SET TASK: Report only the number of lines in this material that include the string "React".

DATA SECTION:
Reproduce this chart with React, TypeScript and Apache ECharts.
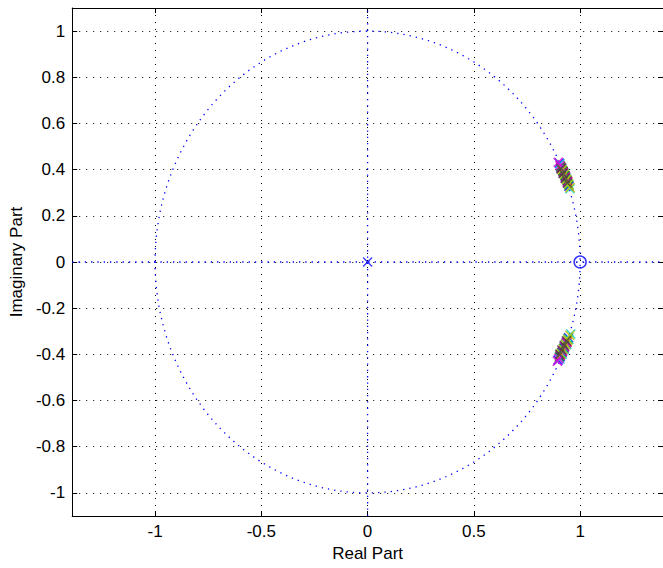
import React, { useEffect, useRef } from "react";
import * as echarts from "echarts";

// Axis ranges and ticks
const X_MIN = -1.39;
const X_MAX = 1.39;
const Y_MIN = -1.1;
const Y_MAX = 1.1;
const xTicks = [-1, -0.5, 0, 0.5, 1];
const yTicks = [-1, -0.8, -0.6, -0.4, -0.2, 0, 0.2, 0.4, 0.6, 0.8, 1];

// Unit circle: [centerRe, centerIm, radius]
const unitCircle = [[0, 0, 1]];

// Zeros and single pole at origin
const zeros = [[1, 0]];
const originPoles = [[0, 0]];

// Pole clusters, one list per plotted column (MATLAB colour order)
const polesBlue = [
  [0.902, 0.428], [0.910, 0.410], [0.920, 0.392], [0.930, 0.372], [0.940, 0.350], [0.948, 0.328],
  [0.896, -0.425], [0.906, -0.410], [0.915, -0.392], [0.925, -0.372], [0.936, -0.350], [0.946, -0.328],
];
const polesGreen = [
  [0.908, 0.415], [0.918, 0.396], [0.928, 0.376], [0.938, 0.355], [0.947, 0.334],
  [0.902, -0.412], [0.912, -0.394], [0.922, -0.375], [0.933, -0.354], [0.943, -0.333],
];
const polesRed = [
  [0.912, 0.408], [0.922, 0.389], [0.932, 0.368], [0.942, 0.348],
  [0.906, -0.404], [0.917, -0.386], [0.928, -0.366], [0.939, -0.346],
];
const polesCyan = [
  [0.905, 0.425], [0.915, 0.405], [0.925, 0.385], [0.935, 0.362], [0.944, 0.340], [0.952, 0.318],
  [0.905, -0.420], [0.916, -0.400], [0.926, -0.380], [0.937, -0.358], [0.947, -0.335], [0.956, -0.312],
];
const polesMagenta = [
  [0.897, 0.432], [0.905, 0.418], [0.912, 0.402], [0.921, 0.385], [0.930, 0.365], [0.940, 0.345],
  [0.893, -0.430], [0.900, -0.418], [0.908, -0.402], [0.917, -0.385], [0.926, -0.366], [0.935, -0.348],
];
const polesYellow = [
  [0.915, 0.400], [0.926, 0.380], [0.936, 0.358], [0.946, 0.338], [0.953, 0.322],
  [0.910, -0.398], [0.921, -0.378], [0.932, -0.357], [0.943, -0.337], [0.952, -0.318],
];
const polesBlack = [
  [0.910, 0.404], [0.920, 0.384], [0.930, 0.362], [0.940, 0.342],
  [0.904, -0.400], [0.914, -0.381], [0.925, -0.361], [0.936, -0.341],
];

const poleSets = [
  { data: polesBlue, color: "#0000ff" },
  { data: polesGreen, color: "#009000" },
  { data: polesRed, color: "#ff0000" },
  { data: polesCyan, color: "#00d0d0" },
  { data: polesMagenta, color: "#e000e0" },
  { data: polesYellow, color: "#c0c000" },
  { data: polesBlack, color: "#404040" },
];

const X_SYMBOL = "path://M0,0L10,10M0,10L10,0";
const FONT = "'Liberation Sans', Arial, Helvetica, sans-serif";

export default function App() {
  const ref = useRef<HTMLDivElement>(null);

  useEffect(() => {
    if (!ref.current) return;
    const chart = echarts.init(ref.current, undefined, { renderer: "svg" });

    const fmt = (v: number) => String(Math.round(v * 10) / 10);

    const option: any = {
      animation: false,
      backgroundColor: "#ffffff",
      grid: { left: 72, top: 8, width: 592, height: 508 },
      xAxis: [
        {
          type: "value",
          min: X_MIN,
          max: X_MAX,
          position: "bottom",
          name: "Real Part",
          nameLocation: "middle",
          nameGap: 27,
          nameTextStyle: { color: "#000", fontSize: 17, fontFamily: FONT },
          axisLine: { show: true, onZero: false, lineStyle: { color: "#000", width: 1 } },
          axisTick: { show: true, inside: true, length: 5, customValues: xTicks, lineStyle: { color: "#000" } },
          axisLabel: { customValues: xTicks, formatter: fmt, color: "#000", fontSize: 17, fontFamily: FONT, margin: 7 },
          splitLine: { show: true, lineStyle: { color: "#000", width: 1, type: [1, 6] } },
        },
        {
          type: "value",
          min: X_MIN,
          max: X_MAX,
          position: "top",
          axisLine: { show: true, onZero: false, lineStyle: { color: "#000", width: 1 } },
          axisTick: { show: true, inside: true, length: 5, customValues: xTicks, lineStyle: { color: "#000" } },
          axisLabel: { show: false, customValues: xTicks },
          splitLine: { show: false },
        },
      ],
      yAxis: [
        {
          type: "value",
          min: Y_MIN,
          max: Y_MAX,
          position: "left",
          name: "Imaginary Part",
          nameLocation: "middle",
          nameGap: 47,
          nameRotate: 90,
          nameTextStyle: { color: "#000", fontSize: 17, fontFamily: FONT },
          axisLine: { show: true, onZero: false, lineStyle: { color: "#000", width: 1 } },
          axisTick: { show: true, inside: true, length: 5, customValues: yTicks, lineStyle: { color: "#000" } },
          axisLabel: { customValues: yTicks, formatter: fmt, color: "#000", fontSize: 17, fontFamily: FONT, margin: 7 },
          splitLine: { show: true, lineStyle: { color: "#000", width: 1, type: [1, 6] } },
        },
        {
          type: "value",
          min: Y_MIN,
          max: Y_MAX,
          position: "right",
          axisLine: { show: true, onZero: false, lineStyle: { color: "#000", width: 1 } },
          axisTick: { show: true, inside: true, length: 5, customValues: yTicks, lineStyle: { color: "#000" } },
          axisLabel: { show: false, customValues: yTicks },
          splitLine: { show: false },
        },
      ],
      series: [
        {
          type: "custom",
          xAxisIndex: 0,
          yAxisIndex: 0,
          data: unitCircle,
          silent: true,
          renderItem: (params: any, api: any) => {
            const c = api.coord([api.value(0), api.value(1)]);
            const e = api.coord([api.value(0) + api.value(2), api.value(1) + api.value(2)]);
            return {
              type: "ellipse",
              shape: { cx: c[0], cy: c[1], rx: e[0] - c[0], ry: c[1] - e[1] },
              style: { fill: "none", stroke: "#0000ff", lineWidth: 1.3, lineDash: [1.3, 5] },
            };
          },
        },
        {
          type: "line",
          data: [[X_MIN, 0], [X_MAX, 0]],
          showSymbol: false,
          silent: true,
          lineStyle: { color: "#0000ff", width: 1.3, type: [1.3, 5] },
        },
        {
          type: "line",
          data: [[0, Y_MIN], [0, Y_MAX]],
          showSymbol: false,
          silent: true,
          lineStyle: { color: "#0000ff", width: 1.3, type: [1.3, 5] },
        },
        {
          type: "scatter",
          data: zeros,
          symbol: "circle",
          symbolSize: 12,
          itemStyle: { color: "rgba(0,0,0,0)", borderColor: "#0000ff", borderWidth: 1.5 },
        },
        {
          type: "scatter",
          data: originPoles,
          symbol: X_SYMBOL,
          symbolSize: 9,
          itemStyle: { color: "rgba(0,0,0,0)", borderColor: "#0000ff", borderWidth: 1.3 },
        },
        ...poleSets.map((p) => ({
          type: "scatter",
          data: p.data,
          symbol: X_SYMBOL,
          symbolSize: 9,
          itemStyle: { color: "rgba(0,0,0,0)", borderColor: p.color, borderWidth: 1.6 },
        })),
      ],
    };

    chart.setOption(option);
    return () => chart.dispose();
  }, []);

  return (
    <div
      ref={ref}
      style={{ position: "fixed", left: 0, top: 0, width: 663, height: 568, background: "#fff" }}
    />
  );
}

RIGHT ANSWER: 2